Reexaminando o contexto artístico da segunda metade do século XX, questionamentos, críticas e cruzamentos disciplinares, Paredes - meias, expande o habitual espaço ideológico e (aparentemente) neutro** da galeria através de uma experiência site-specific em locais que, habitualmente dedicados a funções comerciais, se inauguram "expositivos". As obras que neles se instalam nutrem e são nutridas, ressignificando-se e estimulando exercícios de convivência, tanto dos artistas como dos trabalhadores locais que, inesperadamente, se encontram em companhia atípica destas produções. Articular as obras em diversos locais, preconiza estes espaços enquanto locus de novos discursos, envolvendo ativamente quem os recepciona nas ressonâncias performativas de um contexto que é também conteúdo. Assim, partindo das galerias como âncora de leitura e percorrendo o sentido da rua, as obras destes artistas interrompem ambientes de serviço trazendo outros universos a estes espaços, numa convivência de ofícios que possibilita a mediação dos encontros e desencontros dos seus agentes no espaço urbano.
Tomando partido da geografia e ocasionando a convivência entre os estabelecimentos comerciais e as práticas artísticas contemporâneas, Paredes - meias procura reforçar as relações de proximidade entre vizinhança, revelando o interesse de espaços artísticos e multidisciplinares como a Galeria Braço Perna e a Galeria Ainori no "Complexo Expositivo"*** da cidade de Lisboa.
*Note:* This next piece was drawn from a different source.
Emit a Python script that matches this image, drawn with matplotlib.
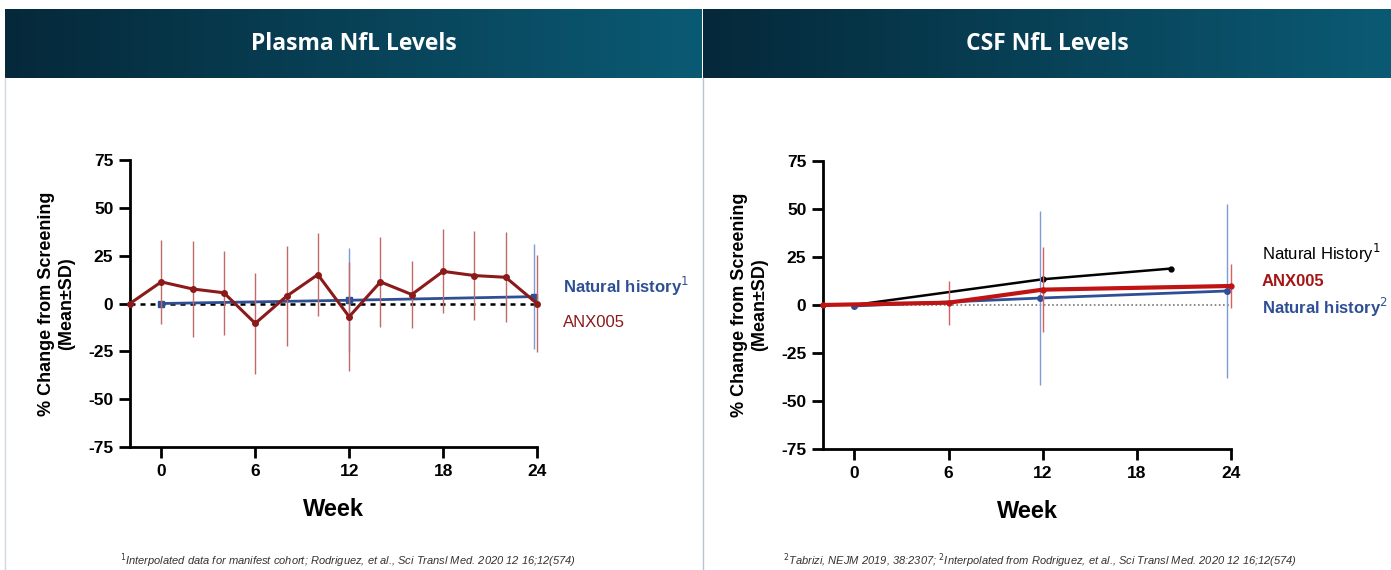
import numpy as np
import matplotlib.pyplot as plt
from matplotlib.colors import LinearSegmentedColormap

plt.rcParams['font.family'] = ['Liberation Sans', 'DejaVu Sans']

# ---- data ----
titles = ["Plasma NfL Levels", "CSF NfL Levels"]
xticks = [0, 6, 12, 18, 24]
yticks = [75, 50, 25, 0, -25, -50, -75]

# plasma
pl_anx_week = [-2, 0, 2, 4, 6, 8, 10, 12, 14, 16, 18, 20, 22, 24]
pl_anx_mean = [0, 11.3, 7.6, 5.6, -10.4, 3.8, 15.1, -6.9, 11.3, 4.7, 16.8, 14.6, 13.7, 0]
pl_anx_sd = [0, 21.8, 25.2, 22.0, 26.5, 26.0, 21.7, 28.4, 23.7, 17.3, 22.0, 23.4, 23.6, 25.4]
pl_nh_week = [0, 12, 23.8]
pl_nh_mean = [0, 1.7, 3.6]
pl_nh_sd = [0, 27.2, 27.5]

# csf
csf_nh1_week = [0, 12, 20.2]
csf_nh1_mean = [0, 13.4, 19.0]
csf_anx_week = [-2, 6, 12, 24]
csf_anx_mean = [0, 1.2, 8.0, 9.9]
csf_anx_sd = [0, 11.4, 22.0, 11.5]
csf_nh2_week = [0, 11.8, 23.75]
csf_nh2_mean = [-0.5, 3.6, 7.3]
csf_nh2_sd = [0, 45.4, 45.2]

footnotes = [
    "$^{1}$Interpolated data for manifest cohort; Rodriguez, et al., Sci Transl Med. 2020 12 16;12(574)",
    "$^{2}$Tabrizi, NEJM 2019, 38:2307; $^{2}$Interpolated from Rodriguez, et al., Sci Transl Med. 2020 12 16;12(574)",
]

blue = "#2f4f95"
blue_err = "#7f9bd3"
dred = "#8b1a1a"
dred_err = "#c06a6a"
red = "#c01414"

fig = plt.figure(figsize=(13.91, 5.70), dpi=100)

# header bars with gradient
cmap = LinearSegmentedColormap.from_list("hdr", ["#05293a", "#0b5a74"])
grad = np.linspace(0, 1, 256).reshape(1, -1)
for i, (x0, x1) in enumerate([(5, 702), (703, 1391)]):
    hax = fig.add_axes([x0 / 1391, 1 - 78 / 570, (x1 - x0) / 1391, 69 / 570])
    hax.imshow(grad, aspect="auto", cmap=cmap, extent=[0, 1, 0, 1])
    hax.set_axis_off()
    hax.text(0.5, 0.5, titles[i], color="white", fontsize=16.5, fontweight="bold",
             family=["Open Sans", "DejaVu Sans"], ha="center", va="center",
             transform=hax.transAxes)

# separators
fig.add_artist(plt.Line2D([703 / 1391, 703 / 1391], [0, 1 - 78 / 570], color="#b8c4d6", lw=1,
                          transform=fig.transFigure))
fig.add_artist(plt.Line2D([5 / 1391, 5 / 1391], [0, 1 - 78 / 570], color="#d0d8e4", lw=1,
                          transform=fig.transFigure))

ax1 = fig.add_axes([130 / 1391, 1 - 447 / 570, 407 / 1391, 287 / 570])
ax2 = fig.add_axes([823 / 1391, 1 - 449 / 570, 408 / 1391, 288 / 570])

for ax in (ax1, ax2):
    ax.set_xlim(-2, 24)
    ax.set_ylim(-75, 75)
    ax.set_xticks(xticks)
    ax.set_yticks(yticks)
    ax.set_xticklabels([str(t) for t in xticks], fontsize=12.5, fontweight="bold")
    ax.set_yticklabels([str(t) for t in yticks], fontsize=12.5, fontweight="bold")
    ax.spines["top"].set_visible(False)
    ax.spines["right"].set_visible(False)
    ax.spines["left"].set_linewidth(2)
    ax.spines["bottom"].set_linewidth(2)
    ax.tick_params(width=2, length=8, pad=4)
    ax.set_xlabel("Week", fontsize=17, fontweight="bold", labelpad=14)
    ax.set_ylabel("% Change from Screening\n(Mean\u00b1SD)", fontsize=13, fontweight="bold",
                  labelpad=9, linespacing=1.3)

# plasma
ax1.axhline(0, color="black", ls=(0, (2, 2)), lw=1.8, zorder=2)
ax1.errorbar(pl_nh_week, pl_nh_mean, yerr=pl_nh_sd, color=blue, ecolor=blue_err, elinewidth=1,
             lw=2, marker="s", ms=4, capsize=0, clip_on=False, zorder=3)
ax1.errorbar(pl_anx_week, pl_anx_mean, yerr=pl_anx_sd, color=dred, ecolor=dred_err, elinewidth=1,
             lw=2.2, marker="o", ms=4, capsize=0, clip_on=False, zorder=4)
ax1.text(1.065, 0.56, "Natural history$^{1}$", color=blue, fontsize=12, fontweight="bold",
         transform=ax1.transAxes, va="center")
ax1.text(1.065, 0.435, "ANX005", color=dred, fontsize=12, transform=ax1.transAxes, va="center")

# csf
ax2.axhline(0, color="#777777", ls=(0, (1, 1.5)), lw=1.2, zorder=2)
ax2.plot(csf_nh1_week, csf_nh1_mean, color="black", lw=1.8, marker="o", ms=3.5,
         markevery=[1, 2], clip_on=False, zorder=3)
ax2.errorbar(csf_nh2_week, csf_nh2_mean, yerr=csf_nh2_sd, color=blue, ecolor=blue_err, elinewidth=1,
             lw=2, marker="o", ms=4, capsize=0, clip_on=False, zorder=4)
ax2.errorbar(csf_anx_week, csf_anx_mean, yerr=csf_anx_sd, color=red, ecolor="#d86060", elinewidth=1,
             lw=3, marker="o", ms=3.5, capsize=0, clip_on=False, zorder=5)
ax2.text(1.075, 0.68, "Natural History$^{1}$", color="black", fontsize=12,
         transform=ax2.transAxes, va="center")
ax2.text(1.075, 0.58, "ANX005", color="#a51515", fontsize=12, fontweight="bold",
         transform=ax2.transAxes, va="center")
ax2.text(1.075, 0.49, "Natural history$^{2}$", color=blue, fontsize=12, fontweight="bold",
         transform=ax2.transAxes, va="center")

# footnotes
fig.text(348 / 1391, 1 - 561 / 570, footnotes[0], fontsize=8, style="italic", color="#333333",
         ha="center", va="center")
fig.text(1040 / 1391, 1 - 561 / 570, footnotes[1], fontsize=8, style="italic", color="#333333",
         ha="center", va="center")

fig.savefig("out.png", dpi=100)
À boleia das proximidades, este encontro fecundo entre arte e cidade, quer não só lançar curiosidade aos que durante estes quatro dias (29 de maio a 1 de junho) se "encontrem" nas zonas de Alcântara e Belém, como também, aos que se "desencontram" fora desta área urbana.
O cruzamento da vida quotidiana com a arte e as suas artérias investe assim, em favor de um lugar, harmonizando-se com as possibilidades proporcionais à escala desta rua lisboeta.
Constança Pupo Cardoso, Lisboa, Maio de 2025.
*Georges Didi-Huberman utiliza a expressão "lei da boa vizinhança" para descrever o princípio organizador do Atlas Mnemosyne de Aby Warburg (lado a lado, por meio de afinidades visuais, simbólicas ou temáticas, e não por critérios convencionais).
**Ideia e termos provenientes da publicação "Inside of the white cube" de Brian O´Doherty.
*** Do original "Exhibitionary Complex" proposto por Tony Bennet na publicação "The Birth of the Museum" e depois analisado no contexto das artes visuais por Terry Smith no ensaio "Curadoria do complexo e Greve aberta".